Interdisciplinary Best Paper: Prospective assessment of AI screening for interstitial lung disease (ILD) in radiotherapy
Prospective assessment of AI screening for interstitial lung disease (ILD) in radiotherapy
Purpose or Objective
ILD is associated with high risk of pulmonary complications or even death following high dose radiation therapy. Unfortunately, some patients with ILD have not been diagnosed with ILD prior to radiation treatment. Automated ILD detection during the radiation treatment planning process may help identify patients at risk of radiation complications.
Material and Methods
A CNN was trained using a diagnostic patient dataset (n=4393) of thoracic computed tomography (CT) images from patients labelled as either normal or ILD+ (n=1366) based on radiographic findings. The CNN was tuned using radiation treatment planning 4D CT scans (n=503), of which 55 were known to be ILD+. The resulting model was tested on an internal validation dataset a sensitivity threshold that was selected for clinical deployment. The model was then clinically deployed in an automated framework evaluating CT simulation datasets for all patients treated for a lung malignancy at the time of treatment planning. The model outputs were prospectively assessed on a REB-approved quality assurance framework for 12 months and compared to radiologist assessed gold-standard radiographic ILD classification. The initial phase of clinical deployment was ‘silent’ without real-time clinical output. For the last six months of ‘live’ deployment, prototype emails were sent to clinicians informing them of the AI screening result if positive. Test characteristics of the deployed model were calculated based on the gold-standard radiologist determined ILD status.

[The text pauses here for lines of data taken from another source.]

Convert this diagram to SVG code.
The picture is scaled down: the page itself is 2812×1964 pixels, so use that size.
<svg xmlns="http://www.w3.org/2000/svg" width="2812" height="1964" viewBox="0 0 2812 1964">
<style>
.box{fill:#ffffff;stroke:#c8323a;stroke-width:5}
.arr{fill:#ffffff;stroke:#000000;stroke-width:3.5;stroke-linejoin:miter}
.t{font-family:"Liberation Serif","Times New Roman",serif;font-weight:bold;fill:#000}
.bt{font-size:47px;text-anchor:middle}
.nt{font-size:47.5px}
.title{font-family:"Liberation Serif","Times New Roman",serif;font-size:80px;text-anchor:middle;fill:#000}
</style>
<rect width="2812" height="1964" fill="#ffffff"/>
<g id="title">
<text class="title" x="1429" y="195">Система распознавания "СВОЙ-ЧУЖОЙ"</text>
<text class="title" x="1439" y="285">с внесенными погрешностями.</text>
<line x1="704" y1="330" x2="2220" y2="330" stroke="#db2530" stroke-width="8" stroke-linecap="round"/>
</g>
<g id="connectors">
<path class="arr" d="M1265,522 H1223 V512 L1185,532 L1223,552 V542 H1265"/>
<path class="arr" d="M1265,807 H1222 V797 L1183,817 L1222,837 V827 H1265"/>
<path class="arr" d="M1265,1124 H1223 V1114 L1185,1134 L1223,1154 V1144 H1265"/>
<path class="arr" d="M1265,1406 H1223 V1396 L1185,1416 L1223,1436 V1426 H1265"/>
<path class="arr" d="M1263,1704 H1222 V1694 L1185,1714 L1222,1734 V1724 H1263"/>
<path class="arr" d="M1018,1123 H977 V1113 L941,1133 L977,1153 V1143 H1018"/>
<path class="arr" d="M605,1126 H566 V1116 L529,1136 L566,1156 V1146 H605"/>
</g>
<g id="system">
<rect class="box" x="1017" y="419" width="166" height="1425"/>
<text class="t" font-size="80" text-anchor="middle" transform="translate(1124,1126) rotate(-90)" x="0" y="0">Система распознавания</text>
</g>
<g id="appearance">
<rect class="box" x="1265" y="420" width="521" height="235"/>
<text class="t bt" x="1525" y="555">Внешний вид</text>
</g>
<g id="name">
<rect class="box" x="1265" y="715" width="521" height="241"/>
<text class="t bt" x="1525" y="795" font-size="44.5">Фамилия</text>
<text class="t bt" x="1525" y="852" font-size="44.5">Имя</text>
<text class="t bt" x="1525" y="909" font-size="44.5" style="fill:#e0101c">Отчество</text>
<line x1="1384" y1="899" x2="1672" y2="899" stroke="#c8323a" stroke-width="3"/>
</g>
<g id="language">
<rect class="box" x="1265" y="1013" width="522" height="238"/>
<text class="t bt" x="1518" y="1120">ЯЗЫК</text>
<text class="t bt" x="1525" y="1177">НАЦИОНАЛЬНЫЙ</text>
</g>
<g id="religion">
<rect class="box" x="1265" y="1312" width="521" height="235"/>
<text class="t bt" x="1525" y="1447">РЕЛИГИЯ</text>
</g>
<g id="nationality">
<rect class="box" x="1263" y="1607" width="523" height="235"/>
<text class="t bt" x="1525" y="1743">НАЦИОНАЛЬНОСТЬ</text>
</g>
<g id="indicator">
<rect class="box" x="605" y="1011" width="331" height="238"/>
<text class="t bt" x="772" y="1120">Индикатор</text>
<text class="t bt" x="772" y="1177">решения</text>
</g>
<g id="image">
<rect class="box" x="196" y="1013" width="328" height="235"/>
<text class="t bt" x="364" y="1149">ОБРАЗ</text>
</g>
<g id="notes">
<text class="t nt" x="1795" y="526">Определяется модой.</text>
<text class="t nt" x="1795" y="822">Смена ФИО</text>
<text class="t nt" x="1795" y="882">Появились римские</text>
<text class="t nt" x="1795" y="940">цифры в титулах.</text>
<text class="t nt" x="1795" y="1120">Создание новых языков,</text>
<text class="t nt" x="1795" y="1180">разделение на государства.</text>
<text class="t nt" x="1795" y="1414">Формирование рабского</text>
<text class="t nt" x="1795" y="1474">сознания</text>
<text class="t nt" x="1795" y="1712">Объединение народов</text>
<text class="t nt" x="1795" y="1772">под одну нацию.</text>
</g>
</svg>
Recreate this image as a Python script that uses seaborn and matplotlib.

After training on diagnostic data and tuning with CT simulation data, the CNN demonstrated an AUC of 0.77. The model threshold selected for deployment had an estimated sensitivity of 75%. During prospective deployment in 2021-2022, 383 consecutive patients were assessed. During the ‘silent’ phase, the model flagged 28/182 patients (15.3% [test positivity]) of which 5 were true positives with 2 false negatives (71% sensitivity) . Of the true positives, 3 were unknown to the treating physician based on clinical review. During the ‘live’ phase, an additional 32/220 patients (14.5% [test positivity]) were flagged with at least 2 true positives, of which 1 was unknown to the treating physician. The gold standard assessments of the 'live' cohort are not yet finalized. Overall, the model achieved an AUC=0.82 based on available gold-standard radiology review consistent with development cohorts. Physician impressions of the AI system were collected prospectively and the main concern identified was the false positive rate.
A CNN has been developed and clinically deployed to screen patients in the radiation treatment planning pipeline for ILD. The model has reasonable screening characteristics and prospectively identified five patients with previously unknown radiographic ILD. After external validation, this model could be deployed in radiation treatment planning systems to alert clinicians to ILD patients at high risk of developing complications.